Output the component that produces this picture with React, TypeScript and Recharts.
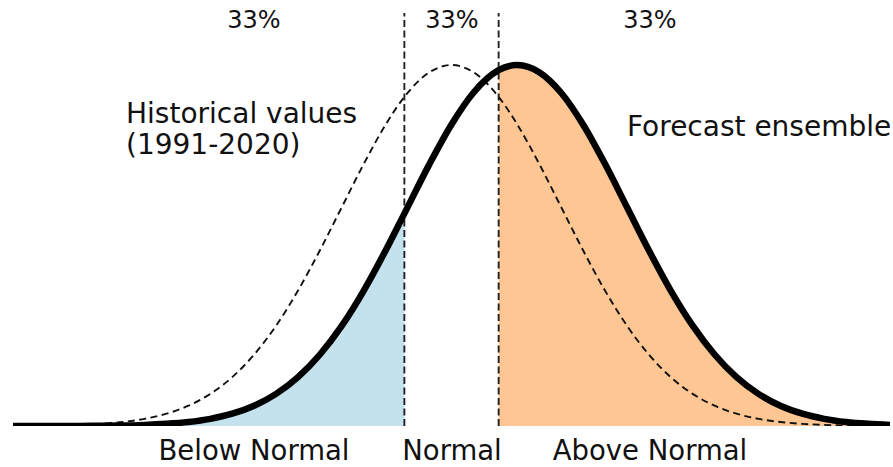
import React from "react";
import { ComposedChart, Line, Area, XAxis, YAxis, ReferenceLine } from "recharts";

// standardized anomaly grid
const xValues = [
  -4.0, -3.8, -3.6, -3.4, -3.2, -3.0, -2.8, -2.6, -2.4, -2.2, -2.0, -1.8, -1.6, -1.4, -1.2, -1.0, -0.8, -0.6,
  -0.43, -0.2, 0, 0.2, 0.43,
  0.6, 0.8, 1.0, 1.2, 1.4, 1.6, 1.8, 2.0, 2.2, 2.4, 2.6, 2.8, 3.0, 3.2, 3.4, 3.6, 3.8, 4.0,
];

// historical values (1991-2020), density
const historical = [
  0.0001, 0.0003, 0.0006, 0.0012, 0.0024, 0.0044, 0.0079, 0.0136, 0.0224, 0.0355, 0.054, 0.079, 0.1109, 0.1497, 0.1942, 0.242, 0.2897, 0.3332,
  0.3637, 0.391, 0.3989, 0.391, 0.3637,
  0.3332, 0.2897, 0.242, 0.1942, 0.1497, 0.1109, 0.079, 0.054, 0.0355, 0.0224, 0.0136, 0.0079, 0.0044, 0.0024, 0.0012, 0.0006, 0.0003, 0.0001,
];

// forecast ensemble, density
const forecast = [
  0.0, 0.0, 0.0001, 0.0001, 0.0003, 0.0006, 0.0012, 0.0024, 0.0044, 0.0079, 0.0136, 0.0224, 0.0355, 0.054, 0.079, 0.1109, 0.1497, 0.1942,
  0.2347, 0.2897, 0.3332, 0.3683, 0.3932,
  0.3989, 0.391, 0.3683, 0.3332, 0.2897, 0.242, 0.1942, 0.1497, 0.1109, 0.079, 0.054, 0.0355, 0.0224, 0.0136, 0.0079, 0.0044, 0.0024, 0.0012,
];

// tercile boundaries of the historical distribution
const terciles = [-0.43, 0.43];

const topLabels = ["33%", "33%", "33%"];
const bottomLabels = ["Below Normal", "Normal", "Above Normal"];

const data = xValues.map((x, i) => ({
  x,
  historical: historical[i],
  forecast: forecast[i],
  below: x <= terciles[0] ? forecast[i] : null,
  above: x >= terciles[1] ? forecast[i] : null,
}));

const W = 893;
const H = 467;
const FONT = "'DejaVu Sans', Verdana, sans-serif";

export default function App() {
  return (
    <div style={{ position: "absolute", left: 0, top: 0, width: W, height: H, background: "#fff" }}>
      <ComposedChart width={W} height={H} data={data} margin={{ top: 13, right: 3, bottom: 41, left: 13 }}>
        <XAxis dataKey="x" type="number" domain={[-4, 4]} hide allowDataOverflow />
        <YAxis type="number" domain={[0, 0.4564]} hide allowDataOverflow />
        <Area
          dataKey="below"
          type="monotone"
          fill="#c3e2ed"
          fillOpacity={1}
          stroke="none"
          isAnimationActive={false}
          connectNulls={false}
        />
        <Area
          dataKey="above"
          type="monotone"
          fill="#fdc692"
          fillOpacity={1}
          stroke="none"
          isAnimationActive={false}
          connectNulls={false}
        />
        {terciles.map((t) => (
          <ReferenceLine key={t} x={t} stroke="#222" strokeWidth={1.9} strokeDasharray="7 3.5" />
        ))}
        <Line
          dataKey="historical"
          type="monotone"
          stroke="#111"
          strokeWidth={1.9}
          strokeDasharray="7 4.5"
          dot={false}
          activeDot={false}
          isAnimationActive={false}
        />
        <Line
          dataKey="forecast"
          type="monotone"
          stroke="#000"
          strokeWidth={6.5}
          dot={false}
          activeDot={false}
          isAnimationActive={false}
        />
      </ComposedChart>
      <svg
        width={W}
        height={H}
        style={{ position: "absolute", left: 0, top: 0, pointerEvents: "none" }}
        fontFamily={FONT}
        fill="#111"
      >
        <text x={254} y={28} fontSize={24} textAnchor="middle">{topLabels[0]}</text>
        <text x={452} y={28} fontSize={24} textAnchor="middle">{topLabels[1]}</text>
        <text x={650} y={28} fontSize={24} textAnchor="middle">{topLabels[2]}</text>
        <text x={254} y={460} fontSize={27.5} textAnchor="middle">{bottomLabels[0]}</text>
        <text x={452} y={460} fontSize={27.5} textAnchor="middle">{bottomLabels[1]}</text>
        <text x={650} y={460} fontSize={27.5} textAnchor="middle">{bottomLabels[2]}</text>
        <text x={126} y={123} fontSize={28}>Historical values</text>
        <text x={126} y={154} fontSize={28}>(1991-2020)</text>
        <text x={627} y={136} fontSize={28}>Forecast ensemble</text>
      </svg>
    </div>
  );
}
==
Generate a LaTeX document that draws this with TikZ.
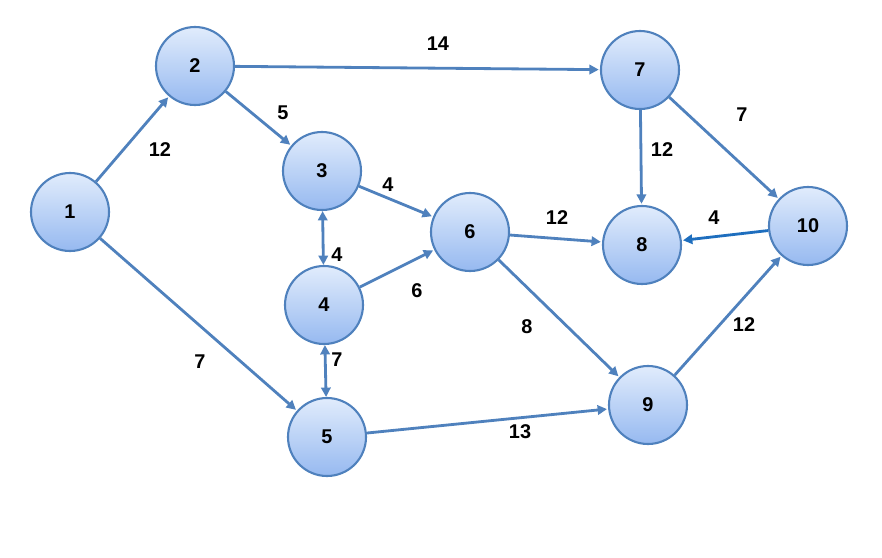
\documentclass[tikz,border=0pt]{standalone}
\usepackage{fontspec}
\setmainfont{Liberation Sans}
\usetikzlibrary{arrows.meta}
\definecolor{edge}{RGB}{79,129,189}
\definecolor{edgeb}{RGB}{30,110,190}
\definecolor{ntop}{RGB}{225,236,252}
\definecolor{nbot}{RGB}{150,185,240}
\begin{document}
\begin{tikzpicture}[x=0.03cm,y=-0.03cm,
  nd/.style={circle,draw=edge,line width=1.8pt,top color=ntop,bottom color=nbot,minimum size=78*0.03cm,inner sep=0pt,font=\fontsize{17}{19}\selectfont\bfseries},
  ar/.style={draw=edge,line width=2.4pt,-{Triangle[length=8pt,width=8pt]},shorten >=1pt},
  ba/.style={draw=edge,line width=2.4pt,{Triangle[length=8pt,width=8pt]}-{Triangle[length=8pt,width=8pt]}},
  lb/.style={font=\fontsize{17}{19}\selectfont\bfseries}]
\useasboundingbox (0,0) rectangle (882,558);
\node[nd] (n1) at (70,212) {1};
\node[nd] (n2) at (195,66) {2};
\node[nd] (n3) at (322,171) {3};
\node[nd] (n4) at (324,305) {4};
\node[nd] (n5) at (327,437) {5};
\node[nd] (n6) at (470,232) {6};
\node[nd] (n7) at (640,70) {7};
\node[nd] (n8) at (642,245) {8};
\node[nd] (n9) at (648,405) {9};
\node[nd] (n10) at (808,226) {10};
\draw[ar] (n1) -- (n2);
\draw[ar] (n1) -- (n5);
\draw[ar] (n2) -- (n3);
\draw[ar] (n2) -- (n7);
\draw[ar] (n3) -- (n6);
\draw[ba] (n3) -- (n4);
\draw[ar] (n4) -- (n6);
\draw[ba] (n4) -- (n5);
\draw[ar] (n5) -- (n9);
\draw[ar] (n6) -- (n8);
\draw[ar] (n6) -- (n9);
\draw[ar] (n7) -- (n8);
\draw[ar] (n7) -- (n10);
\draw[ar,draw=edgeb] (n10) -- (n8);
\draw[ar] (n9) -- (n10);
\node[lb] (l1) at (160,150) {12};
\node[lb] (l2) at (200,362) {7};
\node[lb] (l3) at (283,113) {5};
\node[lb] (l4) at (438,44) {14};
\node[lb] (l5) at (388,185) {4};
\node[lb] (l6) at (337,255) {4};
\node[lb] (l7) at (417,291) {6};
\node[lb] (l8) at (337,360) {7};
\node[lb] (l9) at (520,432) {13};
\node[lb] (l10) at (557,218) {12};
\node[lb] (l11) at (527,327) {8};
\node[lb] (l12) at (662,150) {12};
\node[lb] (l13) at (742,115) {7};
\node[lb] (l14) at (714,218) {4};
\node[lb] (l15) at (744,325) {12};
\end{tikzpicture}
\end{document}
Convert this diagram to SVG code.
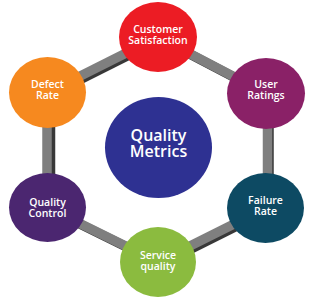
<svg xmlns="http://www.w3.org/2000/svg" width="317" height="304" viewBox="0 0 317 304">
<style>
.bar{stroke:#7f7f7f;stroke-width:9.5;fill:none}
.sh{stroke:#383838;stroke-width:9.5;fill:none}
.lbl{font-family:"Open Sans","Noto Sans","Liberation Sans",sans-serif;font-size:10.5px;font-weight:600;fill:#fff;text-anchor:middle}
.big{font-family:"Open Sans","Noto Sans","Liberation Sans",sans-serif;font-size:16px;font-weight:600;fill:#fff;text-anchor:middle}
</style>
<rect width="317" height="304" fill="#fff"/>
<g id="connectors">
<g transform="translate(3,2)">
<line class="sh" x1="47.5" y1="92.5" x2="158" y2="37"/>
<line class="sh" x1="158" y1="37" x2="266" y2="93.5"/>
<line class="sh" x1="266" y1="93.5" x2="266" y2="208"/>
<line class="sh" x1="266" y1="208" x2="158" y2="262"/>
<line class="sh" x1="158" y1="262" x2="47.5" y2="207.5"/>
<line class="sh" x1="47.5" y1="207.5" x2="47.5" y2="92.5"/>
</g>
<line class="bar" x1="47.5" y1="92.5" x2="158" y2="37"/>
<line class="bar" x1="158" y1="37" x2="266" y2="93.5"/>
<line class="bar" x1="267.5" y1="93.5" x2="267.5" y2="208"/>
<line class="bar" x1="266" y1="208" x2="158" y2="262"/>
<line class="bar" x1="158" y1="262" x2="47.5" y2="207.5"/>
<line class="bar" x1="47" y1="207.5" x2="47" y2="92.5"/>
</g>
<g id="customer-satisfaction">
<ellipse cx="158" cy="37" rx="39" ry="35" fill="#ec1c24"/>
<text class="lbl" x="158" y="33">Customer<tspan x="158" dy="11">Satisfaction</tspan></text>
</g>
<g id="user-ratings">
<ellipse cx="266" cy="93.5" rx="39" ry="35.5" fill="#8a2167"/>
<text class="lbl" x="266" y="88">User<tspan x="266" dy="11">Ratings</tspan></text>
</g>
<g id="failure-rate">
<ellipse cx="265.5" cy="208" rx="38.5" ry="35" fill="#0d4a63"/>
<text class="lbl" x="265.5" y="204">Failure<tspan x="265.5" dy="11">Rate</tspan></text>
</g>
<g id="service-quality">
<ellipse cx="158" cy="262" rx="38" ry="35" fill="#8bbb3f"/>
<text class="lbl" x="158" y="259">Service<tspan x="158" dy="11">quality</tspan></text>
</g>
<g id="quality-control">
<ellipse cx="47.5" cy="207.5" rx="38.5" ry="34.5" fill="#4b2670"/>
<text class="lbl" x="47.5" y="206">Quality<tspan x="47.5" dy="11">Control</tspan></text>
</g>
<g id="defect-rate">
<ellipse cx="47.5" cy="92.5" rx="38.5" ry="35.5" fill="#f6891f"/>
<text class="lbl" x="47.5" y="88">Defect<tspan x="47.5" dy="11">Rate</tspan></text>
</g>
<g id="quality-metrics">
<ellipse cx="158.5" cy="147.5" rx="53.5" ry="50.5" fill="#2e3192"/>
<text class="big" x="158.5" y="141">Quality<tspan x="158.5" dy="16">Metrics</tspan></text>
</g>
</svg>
---
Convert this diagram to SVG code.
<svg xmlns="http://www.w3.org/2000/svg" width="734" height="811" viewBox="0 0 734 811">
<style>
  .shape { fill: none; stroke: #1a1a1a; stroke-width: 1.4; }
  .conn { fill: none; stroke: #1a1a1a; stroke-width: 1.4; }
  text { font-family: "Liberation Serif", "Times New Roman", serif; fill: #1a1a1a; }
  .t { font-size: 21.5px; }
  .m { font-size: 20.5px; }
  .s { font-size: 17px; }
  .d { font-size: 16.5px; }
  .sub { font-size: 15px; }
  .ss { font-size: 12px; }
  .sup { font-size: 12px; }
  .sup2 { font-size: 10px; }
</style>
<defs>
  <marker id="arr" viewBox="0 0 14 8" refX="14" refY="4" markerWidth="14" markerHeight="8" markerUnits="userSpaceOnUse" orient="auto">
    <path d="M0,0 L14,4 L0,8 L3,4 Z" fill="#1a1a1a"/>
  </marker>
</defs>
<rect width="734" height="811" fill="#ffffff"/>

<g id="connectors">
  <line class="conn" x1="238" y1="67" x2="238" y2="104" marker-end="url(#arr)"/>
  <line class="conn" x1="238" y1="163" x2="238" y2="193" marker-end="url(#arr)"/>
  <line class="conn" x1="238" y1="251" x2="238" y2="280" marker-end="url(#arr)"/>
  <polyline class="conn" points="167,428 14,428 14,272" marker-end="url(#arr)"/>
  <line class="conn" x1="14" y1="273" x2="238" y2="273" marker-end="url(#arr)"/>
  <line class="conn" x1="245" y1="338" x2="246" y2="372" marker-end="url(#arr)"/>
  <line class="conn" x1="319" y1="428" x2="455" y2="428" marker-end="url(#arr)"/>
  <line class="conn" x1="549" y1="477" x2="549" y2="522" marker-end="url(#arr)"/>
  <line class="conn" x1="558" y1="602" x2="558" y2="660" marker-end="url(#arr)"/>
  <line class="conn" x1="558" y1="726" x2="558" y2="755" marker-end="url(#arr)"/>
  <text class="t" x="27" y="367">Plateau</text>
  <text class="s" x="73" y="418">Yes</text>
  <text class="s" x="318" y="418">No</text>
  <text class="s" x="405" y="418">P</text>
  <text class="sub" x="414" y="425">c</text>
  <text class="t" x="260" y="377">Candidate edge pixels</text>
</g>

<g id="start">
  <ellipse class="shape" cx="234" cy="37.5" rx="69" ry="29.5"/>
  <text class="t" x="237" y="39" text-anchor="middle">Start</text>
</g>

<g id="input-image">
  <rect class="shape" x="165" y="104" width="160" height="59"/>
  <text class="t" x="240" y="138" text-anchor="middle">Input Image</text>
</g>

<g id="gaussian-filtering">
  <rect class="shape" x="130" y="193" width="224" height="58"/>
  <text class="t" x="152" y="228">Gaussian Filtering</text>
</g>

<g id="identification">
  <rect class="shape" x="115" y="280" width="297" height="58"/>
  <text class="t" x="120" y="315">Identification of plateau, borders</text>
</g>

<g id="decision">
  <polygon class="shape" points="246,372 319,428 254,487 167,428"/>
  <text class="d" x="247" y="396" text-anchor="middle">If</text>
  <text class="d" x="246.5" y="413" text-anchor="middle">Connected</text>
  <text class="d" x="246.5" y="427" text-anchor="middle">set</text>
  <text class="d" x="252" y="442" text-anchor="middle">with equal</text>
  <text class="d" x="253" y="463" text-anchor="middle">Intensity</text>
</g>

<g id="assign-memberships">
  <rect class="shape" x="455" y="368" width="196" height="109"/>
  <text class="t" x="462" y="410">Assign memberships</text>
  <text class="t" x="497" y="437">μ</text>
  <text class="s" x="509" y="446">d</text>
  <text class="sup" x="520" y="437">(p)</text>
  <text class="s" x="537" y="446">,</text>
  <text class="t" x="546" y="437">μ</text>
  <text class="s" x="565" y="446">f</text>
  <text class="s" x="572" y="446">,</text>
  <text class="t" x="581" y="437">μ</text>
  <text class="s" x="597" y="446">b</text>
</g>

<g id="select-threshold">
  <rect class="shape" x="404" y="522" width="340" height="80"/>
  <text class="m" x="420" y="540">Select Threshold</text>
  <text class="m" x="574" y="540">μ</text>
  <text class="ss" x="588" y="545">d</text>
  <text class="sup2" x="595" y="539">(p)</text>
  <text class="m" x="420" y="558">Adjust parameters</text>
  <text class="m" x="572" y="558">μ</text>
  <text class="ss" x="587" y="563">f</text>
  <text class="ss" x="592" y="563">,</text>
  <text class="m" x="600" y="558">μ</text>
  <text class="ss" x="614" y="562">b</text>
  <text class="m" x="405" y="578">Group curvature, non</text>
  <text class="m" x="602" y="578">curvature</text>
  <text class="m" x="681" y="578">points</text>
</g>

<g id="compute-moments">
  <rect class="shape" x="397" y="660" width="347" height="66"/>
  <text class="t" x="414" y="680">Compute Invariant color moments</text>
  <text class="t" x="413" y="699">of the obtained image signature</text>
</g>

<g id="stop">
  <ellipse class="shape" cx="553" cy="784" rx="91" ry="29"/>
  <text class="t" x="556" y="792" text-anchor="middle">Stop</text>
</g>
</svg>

#### [EXERCISE TASK]
Which lines include the word "with"? Copy every one of them.

#### [SOLVED EXERCISE]
Output the component that produces this picture with React, TypeScript and Recharts.
Generate a LaTeX document that draws this with TikZ.
  <text class="d" x="252" y="442" text-anchor="middle">with equal</text>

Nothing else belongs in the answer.